八木虎造『イタリアでうっかりプロ野球選手になっちゃいました』を読む。
内容はタイトル通り。日本人が、ひょんなきっかけから南イタリアのパレルモにあるプロ野球チームでプレーすることになるというもの。
イタリアで野球? サッカーじゃないの? しかもプロってイタリアにそんなもんあるの?
いきなり吸引力があるが、ページを開いてみると、しょっぱなの「つかみ」がまたナイスであった。
八木氏の職業はフリーのカメラマン。
幸運なことに仕事にはめぐまれたものの、なにごとも過ぎたるはおよばざるがごとしで、過労のために倒れてしまう。
このままではいかんと、一念発起して休みを取ることを決意。
せっかくだから風光明媚なシチリアでガールフレンドとバカンスだと意気きごんでいたのだが、これがとんだ一方通行の計画。
彼女からは
「え! あの話、冗談じゃなかったの!?」
そうおどろかれ、「1人で行ってきなよ」とさらりといわれる。
トホホな気分でシチリア行きの便に乗るが、到着後も澄み切った青い空にオレンジのカクテルを味わいながら……。

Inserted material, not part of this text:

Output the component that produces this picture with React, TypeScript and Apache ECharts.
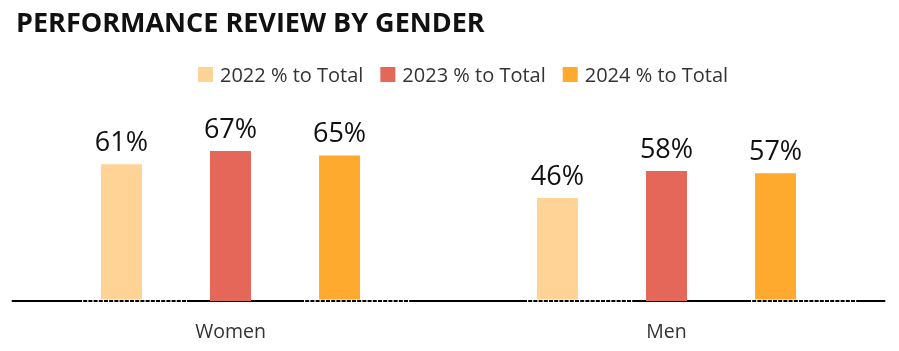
import React, { useEffect, useRef } from "react";
import * as echarts from "echarts";

const categories = ["Women", "Men"];
const seriesNames = ["2022 % to Total", "2023 % to Total", "2024 % to Total"];
const values2022 = [61, 46];
const values2023 = [67, 58];
const values2024 = [65, 57];
const colors = ["#FED395", "#E5675A", "#FDAA2F"];

export default function App() {
  const ref = useRef<HTMLDivElement>(null);
  useEffect(() => {
    if (!ref.current) return;
    const chart = echarts.init(ref.current, null, { renderer: "svg" });
    const data = [values2022, values2023, values2024];
    const font = "'Open Sans', sans-serif";
    chart.setOption({
      animation: false,
      title: {
        text: "PERFORMANCE REVIEW BY GENDER",
        left: 11,
        top: 3,
        textStyle: { fontFamily: font, fontSize: 27, fontWeight: "bold", color: "#111" },
      },
      legend: {
        left: 193,
        top: 59.5,
        itemWidth: 15,
        itemHeight: 15,
        itemGap: 17,
        icon: "rect",
        textStyle: { fontFamily: font, fontSize: 20, color: "#333", padding: [0, 0, 0, 2] },
        data: seriesNames,
      },
      grid: { left: 12.5, right: 14.5, top: 77, bottom: 50 },
      xAxis: {
        type: "category",
        data: categories,
        axisLine: { show: true, lineStyle: { color: "#000", width: 2 } },
        axisTick: { show: false },
        axisLabel: { fontFamily: font, fontSize: 19.5, color: "#333", margin: 19 },
      },
      yAxis: { type: "value", min: 0, max: 100, show: false, splitLine: { show: false } },
      series: seriesNames.map((name, i) => ({
        name,
        type: "bar",
        data: data[i],
        barWidth: 41,
        barGap: "166%",
        itemStyle: { color: colors[i] },
        label: {
          show: true,
          position: "top",
          distance: 10,
          formatter: "{c}%",
          fontFamily: font,
          fontSize: 27,
          color: "#111",
        },
      })),
    });
    // dashed segments on the baseline
    const y = chart.convertToPixel({ yAxisIndex: 0 }, 0) as number;
    const segs: Array<[number, number, number]> = [
      [0, -152.5, -43.5],
      [0, 69.5, 179.5],
      [1, -143.5, -33.5],
      [1, 80.5, 190.5],
    ];
    const elements: any[] = [];
    segs.forEach(([ci, a, b]) => {
      const cx = chart.convertToPixel({ xAxisIndex: 0 }, categories[ci]) as number;
      elements.push({
        type: "line",
        shape: { x1: cx + a, y1: y, x2: cx + b, y2: y },
        style: { stroke: "#fff", lineWidth: 3 },
        z: 100,
      });
      elements.push({
        type: "line",
        shape: { x1: cx + a, y1: y, x2: cx + b, y2: y },
        style: { stroke: "#000", lineWidth: 2, lineDash: [4, 1.2] },
        z: 101,
      });
    });
    chart.setOption({ graphic: elements });
    return () => chart.dispose();
  }, []);
  return (
    <div
      ref={ref}
      style={{ position: "fixed", left: 0, top: 0, width: 899, height: 351 }}
    />
  );
}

……になるはずだったのに、わずか2日でホームシックに襲われダウン。
街を歩いてもイタリア語はわからず、市場ではボラれ、スーパーではレジ打ちのおばちゃんに怒鳴られる。
ついには「街の人全員が犯罪者に見え」るという鬱状態に。
あわれ八木氏は部屋の遮光カーテンを引いて夜明け過ぎまでネットにふけるという、立派なひきこもり状態になってしまうのだ。
青空広がる南イタリアの大地で引きこもり! バカンスのはずなのに!
なんだか、絶賛意味不明であるが、そんな生活を一月続けていたところ、ふとテレビをつけるとアテネ・オリンピックがやっていた。
その華やかな世界に見入られた八木氏は、思い立ちアテネに飛ぶ。
そこで、陸上でも体操でもなく、なぜか野球を見続けた彼は、松坂や岩瀬、黒田といったスパースターたちの無邪気な「野球小僧」ぶりに感銘を受ける。
猛烈に「野球がしたい!」とつきうごかされた八木氏は、シチリア島に戻ると矢も盾もたまらずイタリアで野球チームを探すことに。
そうして見つけた「チーム・パレルモ」に飛びこむと、キャッチャーとして思う存分ベースボールを満喫。
そしていわれるままイタリア語の書類にわけもわからずサインすると、なんとそれはイタリアプロ野球リーグ「セリエA」の入団契約書だった……。
なんだか、一昔前のハリウッド、ハワード・ホークスなんかが監督してるスクリューボール・コメディーみたいな展開だが、このアバウトに2転3転するオープニングからして抱腹絶倒。
そこからも、イタリアプロ野球、というかそう呼んでいいのかどうかわからないハチャメチャな「セリエA」の実体がなんとも興味深いのであった。